Türkiye’nin enerji politikası bir kez daha tartışmaların merkezine oturdu. Bir yanda Karadeniz’de bulunan doğalgaz rezervlerinin “milli müjde” olarak ilan edilmesi, diğer yanda ABD ile imzalanan uzun vadeli LNG anlaşmaları, kamuoyunda soru işaretlerini artırdı. Yılmaz Özdil, son açıklamalarıyla bu çelişkiye dikkat çekti.
2020’lerde Karadeniz’de keşfedildiği açıklanan doğalgaz rezervleri, hükümet tarafından defalarca “dünya dengelerini değiştirecek” sözleriyle kamuoyuna duyuruldu. Rezervlerin ekonomik değerinin trilyon dolarlara ulaştığı yönündeki ifadeler, toplumda büyük beklenti oluşturdu. Bu keşfin Türkiye’yi dışa bağımlılıktan kurtaracağı sık sık dile getirildi.
Özdil’in Eleştirisi
Yılmaz Özdil, konuşmasında net bir vurgu yaptı: “Karadeniz’de dünya dengelerini değiştirecek miktarda doğalgaz bulduk dediler, sonra New York’ta 2045’e kadar ABD’den doğalgaz almak için imza attılar.” Özdil’e göre bu durum, halkın yıllardır umut bağladığı yerli enerji söylemiyle çelişiyor. Onun dikkat çektiği nokta, “bir yandan yerli kaynaklarla övünürken diğer yandan dışa bağımlılığı uzun yıllara yaymak” şeklinde özetlenebilir.
New York’ta Atılan İmzalar
Eylül 2025’te New York’ta yapılan törenle, BOTAŞ ile uluslararası enerji şirketleri arasında 2026–2045 dönemini kapsayan LNG tedarik anlaşmaları duyuruldu. Anlaşmalara göre:
-
Türkiye, yıllık yaklaşık 4 milyar metreküp LNG alımı yapacak,
-
20 yılda toplamda 70 milyar metreküpü aşan bir tedarik gerçekleşecek,
-
Farklı şirketlerle de benzer anlaşmalar yapılarak arz güvenliği desteklenecek.
Yetkililer, bu anlaşmaların Türkiye’nin enerji arzını güvence altına almak ve tedarik çeşitliliğini artırmak için zorunlu olduğunu savundu.

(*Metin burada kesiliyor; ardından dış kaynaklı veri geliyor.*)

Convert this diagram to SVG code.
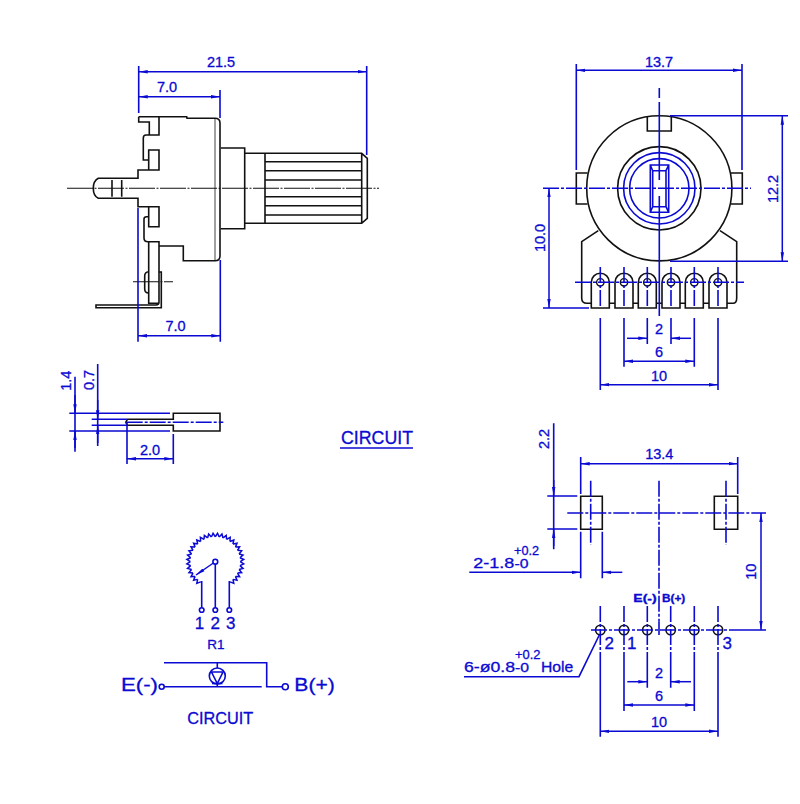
<svg xmlns="http://www.w3.org/2000/svg" xmlns:xlink="http://www.w3.org/1999/xlink" width="800" height="804" viewBox="0 0 800 804">
<style>
text{font-family:"Liberation Sans",Arial,sans-serif;fill:#0a0ad2;stroke:#0a0ad2;stroke-width:.3;font-size:14.5px}
.m{text-anchor:middle}
.k{fill:none;stroke:#111;stroke-width:1.6}
.kt{fill:none;stroke:#111;stroke-width:.8}
.b{fill:none;stroke:#0a0ad2;stroke-width:1.6}
.cl{fill:none;stroke:#0a0ad2;stroke-width:1.6;stroke-dasharray:16 2 3 2}
.ck{fill:none;stroke:#111;stroke-width:1.1;stroke-dasharray:26 1.5 2 1.5}
.d{fill:none;stroke:#0a0ad2;stroke-width:1.5;marker-start:url(#a);marker-end:url(#a)}
.e{fill:none;stroke:#0a0ad2;stroke-width:1.5;marker-end:url(#a)}
.h{fill:#fff;stroke:#0a0ad2;stroke-width:1.6}
</style>
<defs>
<marker id="a" markerUnits="userSpaceOnUse" markerWidth="9" markerHeight="5" refX="9" refY="2.5" orient="auto-start-reverse"><path d="M9 2.5L0 .8V4.2Z" fill="#0a0ad2"/></marker>
<path id="pin" d="M-9 25.7V0A9 9 0 0 1 9 0V25.7Z" fill="#fff" stroke="#111" stroke-width="1.6"/>
<circle id="hole" r="3.7" fill="none" stroke="#111" stroke-width="1.4"/>
<circle id="padhole" r="4.7" fill="none" stroke="#111" stroke-width="1.6"/>
<path id="tooth" d="M-1.96 -24.9L0 -28.5L1.96 -24.9" fill="none" stroke="#0a0ad2" stroke-width="1.5"/>
</defs>
<rect width="800" height="804" fill="#fff"/>

<g id="side-view">
<path class="k" d="M138.7 116.7H186.7L187 118.3H215Q220 118.3 220 123V256Q220 260.7 215 260.7H183.3V246H159"/>
<path class="k" d="M159 116.7V135H149.3V122H138.7V116.7M149.3 135H146Q143.3 135 143.3 138V160H148.7V150H159V170H138V178.3H98.3Q93.3 181 93.3 188.3Q93.3 196 98.3 198.3H138V206.7H159V226.7H148.7V216.7H146.5Q144 216.7 144 219V238Q144 241.7 148 241.7H159V272H161.3V307.7H96V305H156Q159 305 159 302V272M148.7 160V170M148.7 206.7V216.7M148.7 226.7V218M148.7 241.7V303.3H159"/>
<path class="k" d="M148.7 271.7Q144.7 272 144.7 276V289Q144.7 293 148.7 293M112 180V196.7M121.7 180V196.7"/>
<path class="kt" d="M215 118.3V260.7"/>
<path class="k" d="M220.7 148H244.7V228.7H220.7M244.7 153.3H361.7L367.3 158.3V218.3L361.7 223.3H244.7M265 153.3V223.3M361.7 153.3V223.3"/>
<path class="k" d="M265 161.7H361.7M265 170.7H361.7M265 180H361.7M265 196.7H361.7M265 205.7H361.7M265 215H361.7"/>
<path class="ck" d="M67 188.3H379"/>
<path class="ck" d="M133 281.7H173"/>
<path class="b" d="M138.7 66V113M366.7 66V155M220 90V118M138 208V341.7M220.3 260V341.7"/>
<line class="d" x1="138.7" y1="71.7" x2="366.7" y2="71.7"/>
<line class="d" x1="138.7" y1="96.7" x2="220" y2="96.7"/>
<line class="d" x1="138" y1="335.7" x2="220.3" y2="335.7"/>
<text class="m" x="221" y="67">21.5</text>
<text class="m" x="167" y="92">7.0</text>
<text class="m" x="175.5" y="331">7.0</text>
</g>

<g id="front-view">
<circle class="k" cx="659.3" cy="188.3" r="72.6"/>
<circle class="k" cx="659.3" cy="188.3" r="41.7"/>
<circle class="b" cx="659.3" cy="188.3" r="35.7"/>
<circle class="b" cx="659.3" cy="188.3" r="29.7"/>
<path class="k" d="M647.3 117V131H671.3V117M587.5 173H576.3V204H587.5M731 173H742.3V204H731"/>
<path class="k" d="M598.3 230.7L581.7 241.7V298Q581.7 303.3 587 303.3H733Q736.7 303.3 736.7 298V241.7L720 230.7"/>
<path class="b" d="M650.3 165H668.7V212.3H650.3ZM652.7 170.7H666V206.7H652.7ZM650.3 165L652.7 170.7M668.7 165L666 170.7M650.3 212.3L652.7 206.7M668.7 212.3L666 206.7"/>
<use xlink:href="#pin" href="#pin" x="600.3" y="282.3"/>
<use xlink:href="#pin" href="#pin" x="624" y="282.3"/>
<use xlink:href="#pin" href="#pin" x="647.3" y="282.3"/>
<use xlink:href="#pin" href="#pin" x="671" y="282.3"/>
<use xlink:href="#pin" href="#pin" x="694.3" y="282.3"/>
<use xlink:href="#pin" href="#pin" x="718" y="282.3"/>
<use xlink:href="#hole" href="#hole" x="600.3" y="282.3"/>
<use xlink:href="#hole" href="#hole" x="624" y="282.3"/>
<use xlink:href="#hole" href="#hole" x="647.3" y="282.3"/>
<use xlink:href="#hole" href="#hole" x="671" y="282.3"/>
<use xlink:href="#hole" href="#hole" x="694.3" y="282.3"/>
<use xlink:href="#hole" href="#hole" x="718" y="282.3"/>
<path class="b" d="M659.3 88V98M659.3 102V180M659.3 196V300"/>
<path class="cl" d="M659.3 300V317M543 188.3H751M575 282.3H744"/>
<path class="cl" d="M600.3 267V308M718 267V308M624 267V308M694.3 267V308M647.3 267V308M671 267V308"/>
<path class="b" d="M600.3 318V390M718 318V390M624 318V366.7M694.3 318V366.7M647.3 318V344M671 318V344"/>
<path class="b" d="M576.3 64V170M742 64V170M670 115.7H788M670 261.3H788M543 308H589"/>
<line class="d" x1="576.3" y1="70.3" x2="742" y2="70.3"/>
<line class="d" x1="782.3" y1="115.7" x2="782.3" y2="261.3"/>
<line class="d" x1="549" y1="188.3" x2="549" y2="308"/>
<line class="e" x1="627" y1="338.3" x2="647.3" y2="338.3"/>
<line class="e" x1="691" y1="338.3" x2="671" y2="338.3"/>
<line class="d" x1="624" y1="361.3" x2="694.3" y2="361.3"/>
<line class="d" x1="600.3" y1="384.7" x2="718" y2="384.7"/>
<text class="m" x="659" y="66.7">13.7</text>
<text class="m" transform="translate(778 189) rotate(-90)">12.2</text>
<text class="m" transform="translate(545 238) rotate(-90)">10.0</text>
<text class="m" x="659" y="334">2</text>
<text class="m" x="659" y="356.7">6</text>
<text class="m" x="659" y="380.7">10</text>
</g>

<g id="lead-detail">
<path class="k" d="M127.3 419.3H173.3V413.3H220V431H173.3V425.3H127.3L125.8 422.3Z"/>
<path class="b" d="M69.3 413.3H170M69.3 431H170M91.7 419.3H126.7M91.7 425.3H126.7M127 422V464M173.3 434V464"/>
<path class="cl" d="M126.7 422.3H223.3"/>
<path class="b" d="M75 376.7V451.7M97.7 364V446"/>
<line class="e" x1="75" y1="395" x2="75" y2="413.3"/>
<line class="e" x1="75" y1="448" x2="75" y2="431"/>
<line class="e" x1="97.7" y1="400" x2="97.7" y2="419.3"/>
<line class="e" x1="97.7" y1="443" x2="97.7" y2="425.3"/>
<line class="d" x1="127" y1="458.7" x2="173.3" y2="458.7"/>
<text class="m" transform="translate(70.7 380.7) rotate(-90)">1.4</text>
<text class="m" transform="translate(94 380) rotate(-90)">0.7</text>
<text class="m" x="150" y="455">2.0</text>
</g>

<g id="circuit-title">
<text x="341" y="444" style="font-size:18px" textLength="72" lengthAdjust="spacingAndGlyphs">CIRCUIT</text>
<path class="b" d="M340 448H413"/>
</g>

<g id="potentiometer-symbol">
<g transform="translate(215.3 561.7)">
<use href="#tooth" transform="rotate(-139.5)"/><use href="#tooth" transform="rotate(-130.5)"/><use href="#tooth" transform="rotate(-121.5)"/><use href="#tooth" transform="rotate(-112.5)"/>
<use href="#tooth" transform="rotate(-103.5)"/><use href="#tooth" transform="rotate(-94.5)"/><use href="#tooth" transform="rotate(-85.5)"/><use href="#tooth" transform="rotate(-76.5)"/>
<use href="#tooth" transform="rotate(-67.5)"/><use href="#tooth" transform="rotate(-58.5)"/><use href="#tooth" transform="rotate(-49.5)"/><use href="#tooth" transform="rotate(-40.5)"/>
<use href="#tooth" transform="rotate(-31.5)"/><use href="#tooth" transform="rotate(-22.5)"/><use href="#tooth" transform="rotate(-13.5)"/><use href="#tooth" transform="rotate(-4.5)"/>
<use href="#tooth" transform="rotate(4.5)"/><use href="#tooth" transform="rotate(13.5)"/><use href="#tooth" transform="rotate(22.5)"/><use href="#tooth" transform="rotate(31.5)"/>
<use href="#tooth" transform="rotate(40.5)"/><use href="#tooth" transform="rotate(49.5)"/><use href="#tooth" transform="rotate(58.5)"/><use href="#tooth" transform="rotate(67.5)"/>
<use href="#tooth" transform="rotate(76.5)"/><use href="#tooth" transform="rotate(85.5)"/><use href="#tooth" transform="rotate(94.5)"/><use href="#tooth" transform="rotate(103.5)"/>
<use href="#tooth" transform="rotate(112.5)"/><use href="#tooth" transform="rotate(121.5)"/><use href="#tooth" transform="rotate(130.5)"/><use href="#tooth" transform="rotate(139.5)"/>
</g>
<path class="b" d="M200.6 581.9H201.7V607.7M215.3 564V607.7M230 581.9H229.3V607.7"/>
<line class="e" x1="213.4" y1="563" x2="196" y2="575"/>
<circle class="h" cx="215.3" cy="561.7" r="2.4"/>
<circle class="h" cx="201.7" cy="610" r="2.3"/>
<circle class="h" cx="215.3" cy="610" r="2.3"/>
<circle class="h" cx="229.3" cy="610" r="2.3"/>
<text class="m" x="199.5" y="629" style="font-size:17px">1</text>
<text class="m" x="215.3" y="629" style="font-size:17px">2</text>
<text class="m" x="230.7" y="629" style="font-size:17px">3</text>
<text class="m" x="216" y="649.3" style="font-size:13.5px">R1</text>
</g>

<g id="switch-symbol">
<path class="b" d="M164 662.7H266.7V686.7H282.3M164.2 686.7H261.7M217.3 662.7V668M217.3 684V686.7"/>
<circle class="b" cx="217.3" cy="676" r="8"/>
<path class="b" d="M211.5 672H223L217.3 683.5Z"/>
<path class="b" d="M212 683.5H222.5"/>
<circle class="h" cx="161.7" cy="686.7" r="2.5"/>
<circle class="h" cx="285.3" cy="686.7" r="3"/>
<text x="121" y="691" style="font-size:19px" textLength="37" lengthAdjust="spacingAndGlyphs">E(-)</text>
<text x="294.3" y="691" style="font-size:19px" textLength="40.5" lengthAdjust="spacingAndGlyphs">B(+)</text>
<text x="187.3" y="724" style="font-size:16.3px" textLength="66" lengthAdjust="spacingAndGlyphs">CIRCUIT</text>
</g>

<g id="footprint">
<path class="k" d="M580.7 496.3H602.3V529.3H580.7ZM714.3 496.3H737.7V529.3H714.3Z"/>
<path class="cl" d="M567.3 513H766M659 480.7V621.7M590.7 480.7V545M726 480.7V545"/>
<path class="b" d="M659 621.7V635"/>
<use href="#padhole" x="600.3" y="630"/><use href="#padhole" x="624" y="630"/><use href="#padhole" x="647.3" y="630"/><use href="#padhole" x="670.7" y="630"/><use href="#padhole" x="694.3" y="630"/><use href="#padhole" x="718" y="630"/>
<path class="cl" d="M591 630H730"/>
<path class="cl" d="M600.3 606V660M624 606V660M647.3 606V660M670.7 606V660M694.3 606V660M718 606V660"/>
<path class="b" d="M600.3 660V736.7M624 660V711M647.3 660V687.7M670.7 660V687.7M694.3 660V711M718 660V736.7"/>
<path class="b" d="M547.3 496H577.3M547.3 529H577.3M553.7 423.3V549.3M580.7 457V494M737.7 457V494M580.7 531.7V578.3M602.3 531.7V578.3M730 630H766M464 676.7H579L599.3 635"/>
<line class="e" x1="553.7" y1="480" x2="553.7" y2="496"/>
<line class="e" x1="553.7" y1="546" x2="553.7" y2="529"/>
<line class="d" x1="580.7" y1="463.7" x2="737.7" y2="463.7"/>
<line class="e" x1="469.3" y1="572.3" x2="580.7" y2="572.3"/>
<line class="e" x1="622.3" y1="572.3" x2="602.3" y2="572.3"/>
<line class="d" x1="761" y1="513" x2="761" y2="630"/>
<line class="e" x1="627.3" y1="681.7" x2="647.3" y2="681.7"/>
<line class="e" x1="691" y1="681.7" x2="670.7" y2="681.7"/>
<line class="d" x1="624" y1="705" x2="694.3" y2="705"/>
<line class="d" x1="600.3" y1="731.3" x2="718" y2="731.3"/>
<text class="m" transform="translate(549.3 439) rotate(-90)">2.2</text>
<text class="m" x="659.3" y="459.3">13.4</text>
<text class="m" transform="translate(756 571.7) rotate(-90)">10</text>
<text x="473.3" y="568.3" textLength="41" lengthAdjust="spacingAndGlyphs">2-1.8</text>
<text x="514.5" y="568.3" style="font-size:12.5px" textLength="14" lengthAdjust="spacingAndGlyphs">-0</text>
<text x="514" y="554.5" style="font-size:12px" textLength="25" lengthAdjust="spacingAndGlyphs">+0.2</text>
<text x="633.3" y="601.7" style="font-size:10.5px;font-weight:bold" textLength="23.4" lengthAdjust="spacingAndGlyphs">E(-)</text>
<text x="662" y="601.7" style="font-size:10.5px;font-weight:bold" textLength="23.3" lengthAdjust="spacingAndGlyphs">B(+)</text>
<text x="604.5" y="649" style="font-size:17px">2</text>
<text x="627" y="649" style="font-size:17px">1</text>
<text x="722.5" y="649" style="font-size:17px">3</text>
<text x="464" y="672.3" textLength="51" lengthAdjust="spacingAndGlyphs">6-ø0.8</text>
<text x="515" y="672.3" style="font-size:12.5px" textLength="14" lengthAdjust="spacingAndGlyphs">-0</text>
<text x="515" y="658.5" style="font-size:12px" textLength="25.5" lengthAdjust="spacingAndGlyphs">+0.2</text>
<text x="541" y="672.3" textLength="32.3" lengthAdjust="spacingAndGlyphs">Hole</text>
<text class="m" x="659" y="677.7">2</text>
<text class="m" x="659" y="700.7">6</text>
<text class="m" x="659" y="727.3">10</text>
</g>
</svg>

Çelişki Neden Tartışılıyor?
Enerji uzmanlarına göre mesele yalnızca teknik değil, aynı zamanda politik:
-
Zamanlama: Karadeniz gazının üretim süreci zaman alıyor. Bu boşlukta LNG alımı anlaşılabilir görülse de, 20 yıllık bir taahhüt sorgulanıyor.
-
Ekonomi: Uzun vadeli anlaşmalar fiyat istikrarı sağlasa da döviz cinsinden borçlanma yükünü artırabilir.
-
Siyaset: Yerli enerji vurgusu yapılırken dışa bağımlılığın derinleşmesi, kamuoyunda güven sorununa yol açıyor.
Yetkililerin Yaklaşımı
Enerji yönetimi, imzaların stratejik olduğunu savundu. Anlaşmaların sadece ticari değil, aynı zamanda jeopolitik bir tercih olduğunun altı çizildi. ABD ile ilişkilerde enerji ortaklığının güçlenmesi, Türkiye’nin Rusya gibi tek kaynağa bağlı kalmaması için önemli bir adım olarak lanse edildi.
Geleceğe Dair Senaryolar
-
Arz güvenliği: Kış aylarında olası arz krizlerine karşı önemli bir güvence oluşturabilir.
-
Maliyet yükü: Döviz bazlı uzun vadeli alımlar, bütçe ve tüketici faturalarına yansıyabilir.
-
Siyasi sonuçlar: Kamuoyunda ve muhalefet cephesinde “neden yerli gaz varken dışarıya bağlanıldı?” sorusu yüksek sesle sorulmaya devam edecek.
-
Jeopolitik etki: Türkiye’nin enerji ekseninde ABD ile daha sıkı bir bağ kurması, bölgesel ilişkilerde yeni dengeler yaratabilir.
Sonuç
Yılmaz Özdil’in eleştirisi, Türkiye’nin enerji politikalarının merkezindeki çelişkiyi işaret ediyor: Karadeniz gazı ile umut dağıtılırken, ABD ile imzalanan 20 yıllık anlaşma dışa bağımlılığı kalıcı hale getirebilir. Bu durumun ekonomik, siyasi ve toplumsal etkileri önümüzdeki yıllarda daha net görülecek. Özdil’in sorduğu soru ise hâlâ geçerliliğini koruyor: “Enerjiyle gerçekten kim ilgilenecek?”